Right here are the spewings of an arrogant tyrant. Cameron is the dictator who won’t let his people have a say about their democratic future while al-Assad, and whatever baggage he carries as a supposed archetype of autocracy, has just moved to let his do exactly that. To rub salt in UK wounds incurred by referendum-refusal, the Irish, our closest neighbours and kin, are allowed referenda on a regular basis on account of how parts of their constitution haven’t been superseded by the EU. In fact, this week we learn that they will get another one, this time about the EU fiscal treaty – which I am sure that, by threats of economic implosion, they will be suitably frightened into voting for. In the end, their vote, their free choice, will be illusory because the “no” vote will be maligned and made untrendy, and the processes of EU integration will have received some token democratic blessing. Dictatorships only allow people to vote when they will vote for what the dictatorship wants.

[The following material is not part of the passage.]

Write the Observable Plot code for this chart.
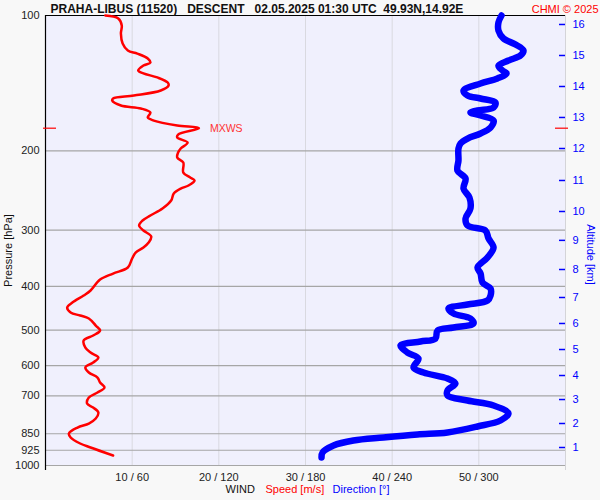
<!DOCTYPE html>
<html>
<head>
<meta charset="utf-8">
<script src="https://cdn.jsdelivr.net/npm/d3@7"></script>
<script src="https://cdn.jsdelivr.net/npm/@observablehq/plot@0.6"></script>
<style>
  html, body { margin: 0; padding: 0; background: #f8f8f8; }
  #chart { width: 600px; height: 500px; }
</style>
</head>
<body>
<div id="chart"></div>
<script>
// ---- data ----
const title = "PRAHA-LIBUS (11520)\u00a0\u00a0\u00a0DESCENT\u00a0\u00a0\u00a002.05.2025 01:30 UTC\u00a0\u00a049.93N,14.92E";
const credit = "CHMI © 2025";

const pressureTicks = [100, 200, 300, 400, 500, 600, 700, 850, 925, 1000];
const speedTicks = [10, 20, 30, 40, 50];
const altitudeKm = [16, 15, 14, 13, 12, 11, 10, 9, 8, 7, 6, 5, 4, 3, 2, 1];
const altitudePressure = [104.7, 122.7, 143.8, 168.5, 197.5, 232.6, 272.6, 316, 366.8, 423.3, 483.5, 552.4, 631, 713.5, 806.6, 912];

const maxWindPressure = 178;
const maxWindSpeed = 17.7;

// wind speed [m/s] vs pressure [hPa]
const speedPressure = [100, 101.5, 105.2, 109.6, 115.4, 119.6, 121.5, 124.6, 127.2, 129.2, 132.5, 134.5, 137.3, 140.9, 143.1, 146.8, 150.6, 152.9, 154.5, 158.5, 160.9, 164.3, 168.5, 171.2, 175.6, 178, 183.9, 186.7, 191.6, 197.5, 201.6, 206.8, 212.2, 223.4, 229.1, 232.6, 238.7, 242.4, 248.6, 257.7, 268.5, 278.3, 285.5, 292.9, 300.5, 309.8, 319.6, 327.8, 336.3, 346.7, 363.1, 374.5, 386.2, 408.5, 419.1, 434.4, 445.6, 457.1, 464.2, 471.4, 488.6, 501.2, 514.2, 527.6, 546.8, 561.0, 575.4, 590.4, 605.6, 621.4, 637.5, 654.1, 671.0, 688.5, 706.3, 728.3, 743.4, 762.6, 786.4, 806.8, 823.4, 849.0, 866.5, 893.5, 912.0, 950.1];
const speed = [6.9, 8.4, 8.8, 8.7, 8.9, 9.5, 10.6, 11.8, 12.1, 11.3, 10.7, 11.3, 12.9, 14.1, 14.2, 13.3, 10.2, 7.8, 7.7, 8.7, 11.0, 12.1, 11.8, 12.5, 15.2, 17.7, 15.3, 15.2, 16.4, 15.6, 15.3, 15.2, 15.9, 15.9, 16.7, 17.2, 16.5, 15.6, 14.8, 14.5, 13.5, 12.1, 11.2, 10.8, 11.3, 12.2, 11.9, 11.3, 10.4, 10.0, 9.5, 7.8, 6.3, 5.2, 4.4, 3.1, 2.5, 2.9, 4.0, 5.0, 5.8, 6.3, 5.5, 4.4, 4.6, 5.2, 6.1, 5.5, 4.6, 5.0, 6.0, 6.3, 6.8, 6.0, 5.0, 4.8, 5.5, 6.1, 5.8, 5.0, 3.7, 2.7, 2.9, 4.0, 5.2, 7.8];

// wind direction [deg] vs pressure [hPa]
const dirPressure = [100, 103.6, 108.0, 112.5, 116.0, 119.6, 122.7, 125.9, 129.2, 132.5, 134.5, 138.0, 141.6, 146.8, 150.6, 152.9, 156.1, 160.1, 162.6, 164.3, 166.8, 171.2, 177.4, 182.9, 187.7, 192.5, 197.5, 210.0, 221.1, 230.2, 242.4, 253.8, 268.5, 282.5, 292.9, 300.5, 313.0, 327.8, 345.0, 363.1, 374.5, 392.0, 404.3, 419.1, 429.9, 438.8, 447.9, 459.5, 471.4, 483.5, 493.5, 501.2, 522.2, 530.3, 541.2, 561.0, 578.4, 605.6, 621.4, 640.8, 657.4, 681.3, 698.9, 717.1, 735.6, 766.2, 794.3, 819.0, 844.6, 853.3, 866.5, 879.9, 902.6, 935.6, 959.8];
const direction = [315.7, 313.6, 313.6, 317.1, 325.4, 330.9, 328.8, 320.5, 313.6, 316.4, 319.2, 312.9, 301.2, 289.4, 292.2, 301.2, 311.5, 310.2, 299.1, 294.2, 301.2, 310.2, 308.1, 301.2, 292.2, 287.3, 285.9, 285.9, 285.2, 290.8, 289.4, 293.5, 294.2, 290.8, 292.2, 304.6, 306.7, 310.2, 306.0, 299.1, 301.2, 302.5, 308.1, 308.1, 306.0, 292.2, 279.0, 282.5, 294.2, 296.3, 282.5, 271.4, 270.0, 259.6, 245.8, 250.6, 258.2, 254.8, 261.7, 278.3, 283.8, 278.3, 278.3, 292.2, 310.2, 320.5, 315.0, 299.1, 278.3, 257.5, 234.0, 213.2, 199.4, 191.8, 191.1];

// ---- tables built from arrays ----
const speedData = speedPressure.map((p, i) => ({p, v: speed[i]}));
// direction shares the x scale: 360 deg == 60 m/s
const dirData = dirPressure.map((p, i) => ({p, v: direction[i] / 6}));
const kmByPressure = new Map(altitudePressure.map((p, i) => [p, altitudeKm[i]]));

const FONT = "'Liberation Sans', Arial, Helvetica, sans-serif";

const chart = Plot.plot({
  width: 600,
  height: 500,
  marginTop: 15,
  marginBottom: 35,
  marginLeft: 45,
  marginRight: 35,
  style: {fontFamily: FONT, fontSize: "11px", background: "#f8f8f8", color: "#222"},
  x: {domain: [0, 60], axis: null},
  y: {type: "log", domain: [100, 1000], reverse: true, axis: null},
  marks: [
    Plot.frame({fill: "#f0f0fd", stroke: null}),
    Plot.ruleX(speedTicks, {stroke: "#d9d9e0", strokeWidth: 1}),
    Plot.ruleY(pressureTicks.filter(d => d !== 100), {stroke: "#a6a6a6", strokeWidth: 1.2}),
    Plot.ruleX([60], {stroke: "#d4d4d8", insetBottom: -5}),
    Plot.ruleY([100], {stroke: "#000", strokeWidth: 1.2}),
    Plot.ruleX([0], {stroke: "#000", strokeWidth: 1.2, insetBottom: -5}),
    // axes
    Plot.axisX({anchor: "bottom", ticks: speedTicks, tickFormat: d => `${d} / ${d * 6}`, tickSize: 0, tickPadding: 8, label: null, fill: "#222"}),
    Plot.axisY({anchor: "left", ticks: pressureTicks, tickFormat: d => String(d), tickSize: 0, tickPadding: 6, label: null, fill: "#222"}),
    Plot.tickY(altitudePressure, {y: d => d, stroke: "blue", strokeWidth: 1.5, insetLeft: 514}),
    Plot.axisY({anchor: "right", ticks: altitudePressure, tickFormat: d => kmByPressure.get(d), tickSize: 0, tickPadding: 7, label: null, fill: "blue"}),
    // max wind markers
    Plot.tickY([maxWindPressure], {y: d => d, stroke: "red", strokeWidth: 1.2, insetLeft: -2, insetRight: 509}),
    Plot.tickY([maxWindPressure], {y: d => d, stroke: "red", strokeWidth: 1.2, insetLeft: 510, insetRight: -3}),
    // series
    Plot.line(dirData, {x: "v", y: "p", stroke: "blue", strokeWidth: 6.5, strokeLinecap: "round", strokeLinejoin: "round", curve: "catmull-rom"}),
    Plot.line(speedData, {x: "v", y: "p", stroke: "red", strokeWidth: 2.5, strokeLinejoin: "round", curve: "catmull-rom"}),
    Plot.text(["MXWS"], {x: maxWindSpeed, y: maxWindPressure, dx: 11, textAnchor: "start", fill: "#ff3333", fontSize: 10.5}),
    // titles and labels
    Plot.text([title], {frameAnchor: "top-left", dx: 5, dy: -3, lineAnchor: "bottom", textAnchor: "start", fontWeight: "bold", fontSize: 12, fill: "#111"}),
    Plot.text([credit], {frameAnchor: "top-right", dx: 33, dy: -3, lineAnchor: "bottom", textAnchor: "end", fontSize: 11, fill: "red"}),
    Plot.text(["Pressure [hPa]"], {frameAnchor: "left", dx: -37, dy: 10, rotate: -90, textAnchor: "middle", fontSize: 11, fill: "#111"}),
    Plot.text(["Altitude [km]"], {frameAnchor: "right", dx: 25, dy: 14, rotate: 90, textAnchor: "middle", fontSize: 11, fill: "blue"}),
    Plot.text(["WIND"], {frameAnchor: "bottom", dx: -80, dy: 27, textAnchor: "start", fontSize: 11, fill: "#111"}),
    Plot.text(["Speed [m/s]"], {frameAnchor: "bottom", dx: -40, dy: 27, textAnchor: "start", fontSize: 11, fill: "red"}),
    Plot.text(["Direction [°]"], {frameAnchor: "bottom", dx: 27, dy: 27, textAnchor: "start", fontSize: 11, fill: "blue"})
  ]
});
document.getElementById("chart").appendChild(chart);
</script>
</body>
</html>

And if we are going to analyse this fairly, we should perhaps ascribe the same idea to the Syrian referendum, and, especially considering the baggage that al-Assad does have, we should not rule out the possibility that his democracy will only be the illusory sort that already exists in the West and even in Russia. But if al-Assad is not making a genuine attempt to turn his country into a republic after the American fashion, then make no mistake, he would be, in his real scheme, no worse or no better than the likes of Putin, Cameron, or Obama; all would be equally unconcerned with, and wary of true representative democracy.

What people really need to do in the UK is realise that there is a beam in their own eyes before trying to take the splinter out of the eyes of the Syrians. There is a dictator at home, there is a whole raft of them, and they all need to be overthrown before we worry about all the other dictators in all the other countries in the world.